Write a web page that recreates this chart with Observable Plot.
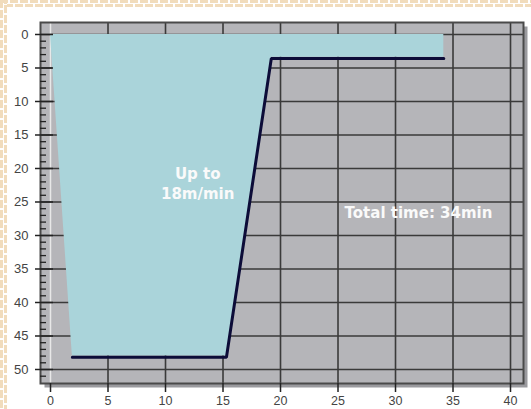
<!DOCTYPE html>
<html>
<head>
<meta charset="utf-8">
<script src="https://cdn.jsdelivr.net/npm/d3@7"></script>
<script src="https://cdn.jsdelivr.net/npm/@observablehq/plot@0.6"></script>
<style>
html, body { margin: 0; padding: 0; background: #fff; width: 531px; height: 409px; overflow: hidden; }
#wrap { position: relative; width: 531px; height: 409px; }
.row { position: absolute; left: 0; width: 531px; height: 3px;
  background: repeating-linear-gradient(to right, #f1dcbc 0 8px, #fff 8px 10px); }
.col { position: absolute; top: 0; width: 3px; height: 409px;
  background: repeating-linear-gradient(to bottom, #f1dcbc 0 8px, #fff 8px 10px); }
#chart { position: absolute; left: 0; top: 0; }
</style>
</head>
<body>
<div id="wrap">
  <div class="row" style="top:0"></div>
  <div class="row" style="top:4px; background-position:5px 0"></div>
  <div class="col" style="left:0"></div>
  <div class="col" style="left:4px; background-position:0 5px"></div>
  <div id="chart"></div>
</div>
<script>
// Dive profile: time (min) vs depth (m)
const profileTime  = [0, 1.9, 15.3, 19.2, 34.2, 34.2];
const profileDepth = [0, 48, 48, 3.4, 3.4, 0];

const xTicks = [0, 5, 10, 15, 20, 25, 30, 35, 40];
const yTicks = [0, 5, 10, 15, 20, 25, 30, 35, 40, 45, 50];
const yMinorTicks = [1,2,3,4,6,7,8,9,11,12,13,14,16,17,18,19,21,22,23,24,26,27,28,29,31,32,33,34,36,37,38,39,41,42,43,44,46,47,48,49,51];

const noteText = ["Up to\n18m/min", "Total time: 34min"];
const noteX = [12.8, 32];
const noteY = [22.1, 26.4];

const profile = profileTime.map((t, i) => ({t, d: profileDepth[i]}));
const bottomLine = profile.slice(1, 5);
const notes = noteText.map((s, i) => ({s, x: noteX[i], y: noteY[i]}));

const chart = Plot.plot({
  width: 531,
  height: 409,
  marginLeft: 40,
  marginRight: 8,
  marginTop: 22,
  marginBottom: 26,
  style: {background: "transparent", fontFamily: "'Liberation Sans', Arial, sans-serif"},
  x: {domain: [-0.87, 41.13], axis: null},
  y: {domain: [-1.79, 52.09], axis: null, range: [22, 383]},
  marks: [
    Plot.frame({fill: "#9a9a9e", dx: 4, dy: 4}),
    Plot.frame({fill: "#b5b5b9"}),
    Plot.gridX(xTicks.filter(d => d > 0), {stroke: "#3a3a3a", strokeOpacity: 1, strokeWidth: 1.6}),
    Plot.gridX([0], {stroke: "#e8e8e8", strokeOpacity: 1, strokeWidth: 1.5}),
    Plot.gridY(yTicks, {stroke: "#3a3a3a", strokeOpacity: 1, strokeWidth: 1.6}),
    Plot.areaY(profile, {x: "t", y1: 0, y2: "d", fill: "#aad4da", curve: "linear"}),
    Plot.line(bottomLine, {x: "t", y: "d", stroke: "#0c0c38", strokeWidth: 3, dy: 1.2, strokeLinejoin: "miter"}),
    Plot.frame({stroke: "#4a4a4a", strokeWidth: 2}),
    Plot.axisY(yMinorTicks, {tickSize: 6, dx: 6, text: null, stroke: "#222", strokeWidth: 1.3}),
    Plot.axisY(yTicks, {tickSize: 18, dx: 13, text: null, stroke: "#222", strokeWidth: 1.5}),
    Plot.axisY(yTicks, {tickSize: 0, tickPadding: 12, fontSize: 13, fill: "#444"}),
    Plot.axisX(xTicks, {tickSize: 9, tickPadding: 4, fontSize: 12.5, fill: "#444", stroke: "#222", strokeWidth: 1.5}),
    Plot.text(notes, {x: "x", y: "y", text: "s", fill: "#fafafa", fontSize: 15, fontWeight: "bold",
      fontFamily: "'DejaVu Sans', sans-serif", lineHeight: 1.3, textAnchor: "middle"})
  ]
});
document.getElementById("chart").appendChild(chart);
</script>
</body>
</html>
== == ==
Stated problem: Skip the pictures, please, and transcribe only the lines from the beginning of the material through the one that contains "const profileDepth = [0, 48, 48, 3.4, 3.4, 0];".

Output below:
Write a web page that recreates this chart with Observable Plot.
<!DOCTYPE html>
<html>
<head>
<meta charset="utf-8">
<script src="https://cdn.jsdelivr.net/npm/d3@7"></script>
<script src="https://cdn.jsdelivr.net/npm/@observablehq/plot@0.6"></script>
<style>
html, body { margin: 0; padding: 0; background: #fff; width: 531px; height: 409px; overflow: hidden; }
#wrap { position: relative; width: 531px; height: 409px; }
.row { position: absolute; left: 0; width: 531px; height: 3px;
  background: repeating-linear-gradient(to right, #f1dcbc 0 8px, #fff 8px 10px); }
.col { position: absolute; top: 0; width: 3px; height: 409px;
  background: repeating-linear-gradient(to bottom, #f1dcbc 0 8px, #fff 8px 10px); }
#chart { position: absolute; left: 0; top: 0; }
</style>
</head>
<body>
<div id="wrap">
  <div class="row" style="top:0"></div>
  <div class="row" style="top:4px; background-position:5px 0"></div>
  <div class="col" style="left:0"></div>
  <div class="col" style="left:4px; background-position:0 5px"></div>
  <div id="chart"></div>
</div>
<script>
// Dive profile: time (min) vs depth (m)
const profileTime  = [0, 1.9, 15.3, 19.2, 34.2, 34.2];
const profileDepth = [0, 48, 48, 3.4, 3.4, 0];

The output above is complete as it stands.